The First cavalry force left Walnut creek on the 19th, moving eastward on the trail, and stopping to hunt buffalo.

     About two P. M. on September 21, 1859, there was trouble at Peacock's ranch. Cpt. William S. Walker gave this account:

     . . . two sub-chiefs of the Kiowas, Pawnee, the reported brother of Tehorsen [To-hau-sen, or Do-ha-san], head chief of the tribe, and Satanke, both under the influence of liquor, the latter slightly, went to the ranche occupied by Messrs. Rickman and Flournoy, and demanded a quantity of goods from them. Upon refusal they became angry, and Satanke went out, filled his mouth with blood and spit in Rickman's face. He then twice endeavored to stab him with his knife. Rickman with difficulty and with the assistance of Flournoy avoided his blows. Rickman then got a revolver to defend himself, upon which both the Indians drew their arrows to the head and aimed at him but were afraid to shoot. Satanke then climbed to the top of the house and commenced tearing off the roof; they finally went outside and endeavored to shoot into the house, and after awhile left, threatening to return and demolish it." [43]

     Shortly after this "outrage" Bvt. Maj. James L. Donaldson (and a small train), New Mexico-bound, arrived at Walnut Creek Crossing. He hurriedly sent an express to Captain DeSaussure, whose command now was camped at Cow creek. In the early morning hours of the 22d, Captain Walker, with Companies G and K, First cavalry, marched to Peacock's ranch. The advance troops reached there at 6:30 A. M. Walker's report details what happened after that:

     Upon my arrival I found Pawnee ["the reported brother of Tehorsen"] near the house, and that Capt. [George H.] Steuart, who with lieutenants [William N. R.] Beall and [Elmer] Otis had arrived in advance of the column, had ordered him to remain. He had mounted his horse on some pretence when I ordered him to dismount and go into the store. It was my intention to visit the Kiowa camp to make a full investigation of the affair, and require such satisfaction as I thought the circumstances justified. No violence was offered or intended to Pawnee, who was then perfectly sober, nor did I put a guard over him till he ran to a room in the rear of the house where there were several loaded shot guns. I immediately followed him, called him back and put a sentinel over him. He afterwards attempted to leap the counter of the store to get his bow and arrows. I thought it necessary to detain Pawnee as one of the perpetrators of the outrage, and also to prevent him from reporting our arrival to the Kiowas. . . . I therefore ordered Lieut. Bayard . . . to take charge of him with a proper guard. The command had been dismounted about a hundred yards from the store, and before the sentinel could return with his horse Pawnee mounted and made his escape. Lieut. Bayard ordered him to stop, and went in pursuit calling out Pawnee! stop! friend! friend! which he understood, as he had been a good deal with the whites as a spy. After a chase of half a mile he overtook him and ran in front of him. The Indian doubled upon him and rode on. Lieut. Bayard then fired his pistol over his bead. Having thus exhausted all peaceful means to stop him, he was obliged to shoot him to prevent his escape. He died within ten minutes after he was shot. . . . [44]

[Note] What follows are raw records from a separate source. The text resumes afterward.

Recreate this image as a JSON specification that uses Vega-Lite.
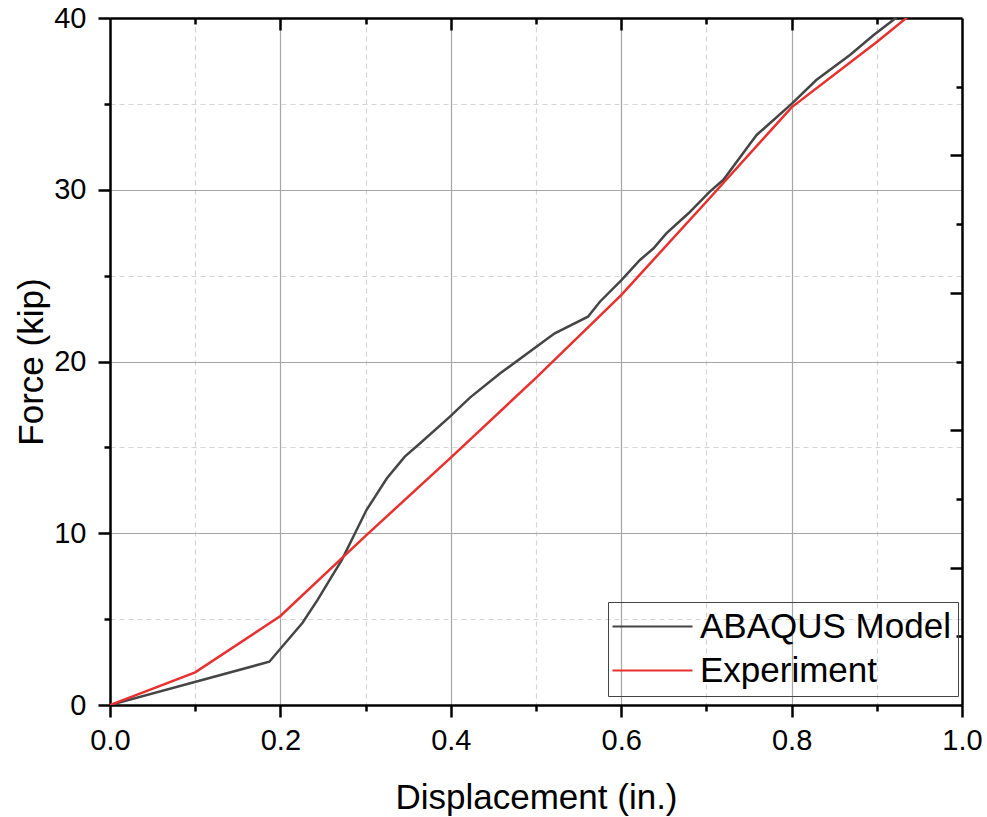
{
  "$schema": "https://vega.github.io/schema/vega-lite/v6.json",
  "width": 852,
  "height": 687,
  "autosize": "none",
  "padding": {"left": 110, "top": 18, "right": 25, "bottom": 112},
  "background": "white",
  "config": {
    "view": {"stroke": null},
    "font": "Liberation Sans",
    "axis": {"tickWidth": 2.5, "tickColor": "black", "domainColor": "black", "domainWidth": 2.5, "labelColor": "black", "titleColor": "black", "titleFontWeight": "normal", "labelFlush": false, "labelOverlap": false}
  },
  "data": {
    "values": [
      {"d": 0, "F": 0, "series": "ABAQUS Model"},
      {"d": 0.187, "F": 2.52, "series": "ABAQUS Model"},
      {"d": 0.226, "F": 4.79, "series": "ABAQUS Model"},
      {"d": 0.244, "F": 6.15, "series": "ABAQUS Model"},
      {"d": 0.258, "F": 7.3, "series": "ABAQUS Model"},
      {"d": 0.272, "F": 8.44, "series": "ABAQUS Model"},
      {"d": 0.301, "F": 11.35, "series": "ABAQUS Model"},
      {"d": 0.325, "F": 13.2, "series": "ABAQUS Model"},
      {"d": 0.346, "F": 14.46, "series": "ABAQUS Model"},
      {"d": 0.364, "F": 15.24, "series": "ABAQUS Model"},
      {"d": 0.399, "F": 16.79, "series": "ABAQUS Model"},
      {"d": 0.4225, "F": 17.9, "series": "ABAQUS Model"},
      {"d": 0.458, "F": 19.31, "series": "ABAQUS Model"},
      {"d": 0.522, "F": 21.64, "series": "ABAQUS Model"},
      {"d": 0.561, "F": 22.61, "series": "ABAQUS Model"},
      {"d": 0.575, "F": 23.48, "series": "ABAQUS Model"},
      {"d": 0.6006, "F": 24.75, "series": "ABAQUS Model"},
      {"d": 0.622, "F": 25.91, "series": "ABAQUS Model"},
      {"d": 0.638, "F": 26.59, "series": "ABAQUS Model"},
      {"d": 0.653, "F": 27.46, "series": "ABAQUS Model"},
      {"d": 0.679, "F": 28.63, "series": "ABAQUS Model"},
      {"d": 0.704, "F": 29.89, "series": "ABAQUS Model"},
      {"d": 0.72, "F": 30.58, "series": "ABAQUS Model"},
      {"d": 0.751, "F": 32.66, "series": "ABAQUS Model"},
      {"d": 0.759, "F": 33.19, "series": "ABAQUS Model"},
      {"d": 0.8, "F": 35.0, "series": "ABAQUS Model"},
      {"d": 0.829, "F": 36.39, "series": "ABAQUS Model"},
      {"d": 0.8685, "F": 37.85, "series": "ABAQUS Model"},
      {"d": 0.896, "F": 39.0, "series": "ABAQUS Model"},
      {"d": 0.925, "F": 40.1, "series": "ABAQUS Model"},
      {"d": 0, "F": 0, "series": "Experiment"},
      {"d": 0.1, "F": 1.9, "series": "Experiment"},
      {"d": 0.2, "F": 5.18, "series": "Experiment"},
      {"d": 0.3, "F": 9.85, "series": "Experiment"},
      {"d": 0.4, "F": 14.4, "series": "Experiment"},
      {"d": 0.5, "F": 19.05, "series": "Experiment"},
      {"d": 0.6, "F": 23.87, "series": "Experiment"},
      {"d": 0.7, "F": 29.3, "series": "Experiment"},
      {"d": 0.8, "F": 34.8, "series": "Experiment"},
      {"d": 0.9, "F": 38.6, "series": "Experiment"},
      {"d": 0.936, "F": 40.05, "series": "Experiment"}
    ]
  },
  "layer": [
    {
      "mark": {"type": "line", "opacity": 0},
      "encoding": {
        "x": {
          "field": "d", "type": "quantitative",
          "scale": {"domain": [0, 1], "nice": false, "zero": false},
          "axis": {
            "orient": "bottom", "values": [0.1, 0.3, 0.5, 0.7, 0.9], "title": null,
            "grid": true, "gridColor": "#d4d4d4", "gridDash": [5, 4], "gridWidth": 1.2,
            "tickSize": 6, "labels": false, "domain": false
          }
        },
        "y": {
          "field": "F", "type": "quantitative",
          "scale": {"domain": [0, 40], "nice": false, "zero": false},
          "axis": {
            "orient": "left", "values": [5, 15, 25, 35], "title": null,
            "grid": true, "gridColor": "#d4d4d4", "gridDash": [5, 4], "gridWidth": 1.2,
            "tickSize": 6, "labels": false, "domain": false
          }
        }
      }
    },
    {
      "mark": {"type": "line", "opacity": 0},
      "encoding": {
        "x": {
          "field": "d", "type": "quantitative",
          "axis": {
            "orient": "top", "values": [0.1, 0.3, 0.5, 0.7, 0.9], "title": null,
            "grid": false, "labels": false, "tickSize": -6, "domain": false
          }
        },
        "y": {
          "field": "F", "type": "quantitative",
          "axis": {
            "orient": "right", "values": [4, 12, 20, 28, 36], "title": null,
            "grid": false, "labels": false, "tickSize": -6, "domain": false
          }
        }
      }
    },
    {
      "mark": {"type": "line", "opacity": 0},
      "encoding": {
        "x": {
          "field": "d", "type": "quantitative",
          "axis": {
            "orient": "top", "values": [0.2, 0.4, 0.6, 0.8], "title": null,
            "grid": false, "labels": false, "tickSize": -12, "domain": true
          }
        },
        "y": {
          "field": "F", "type": "quantitative",
          "axis": {
            "orient": "right", "values": [8, 16, 24, 32], "title": null,
            "grid": false, "labels": false, "tickSize": -12, "domain": true
          }
        }
      }
    },
    {
      "mark": {"type": "line", "strokeWidth": 2.5, "clip": true},
      "encoding": {
        "x": {
          "field": "d", "type": "quantitative",
          "axis": {
            "orient": "bottom",
            "values": [0, 0.2, 0.4, 0.6, 0.8, 1.0],
            "format": ".1f",
            "title": "Displacement (in.)",
            "grid": true, "gridColor": "#a6a6a6", "gridWidth": 1.2,
            "tickSize": 12,
            "labelFontSize": 29,
            "labelPadding": 9,
            "titleFontSize": 35,
            "titleBaseline": "alphabetic",
            "titleY": 103
          }
        },
        "y": {
          "field": "F", "type": "quantitative",
          "axis": {
            "orient": "left",
            "values": [0, 10, 20, 30, 40],
            "title": "Force (kip)",
            "grid": true, "gridColor": "#a6a6a6", "gridWidth": 1.2,
            "tickSize": 12,
            "labelFontSize": 29,
            "labelPadding": 12,
            "titleFontSize": 35,
            "titleBaseline": "alphabetic",
            "titleX": -68
          }
        },
        "color": {
          "field": "series", "type": "nominal",
          "scale": {"domain": ["ABAQUS Model", "Experiment"], "range": ["#454545", "#e8302f"]},
          "legend": {
            "orient": "none",
            "legendX": 498,
            "legendY": 584,
            "title": null,
            "symbolType": "M-2,0H6",
            "symbolSize": 400,
            "symbolStrokeWidth": 2,
            "labelFontSize": 35,
            "labelColor": "black",
            "labelLimit": 400,
            "labelOffset": 50,
            "strokeColor": "#444444",
            "padding": 7,
            "rowPadding": 8
          }
        }
      }
    }
  ],
  "resolve": {"axis": {"x": "independent", "y": "independent"}}
}
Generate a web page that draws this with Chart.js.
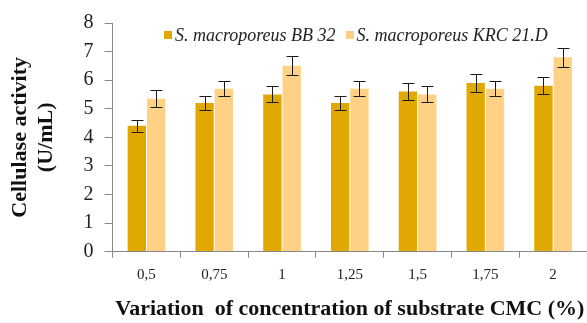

     Since the whole Kiowa tribe "was reported to be assembled within fifteen miles, and a large band of Camanches were encamped in their neighborhood," and because these Indians "were known to be already exasperated at the refusal of the government to supply them with the usual presents," Captain Walker sent an express to DeSaussure for reenforcement; meanwhile his squadron "encamped near the ranche for its defence." Captain DeSaussure (with F and H companies) arrived early on September 23, and a cavalry force went up Walnut creek to the Kiowas' camp, but they had gone. "We were much disappointed," Lieutenant Bayard wrote, "as we expected a fight. We got back in the afternoon at four, having marched thirty miles." [45]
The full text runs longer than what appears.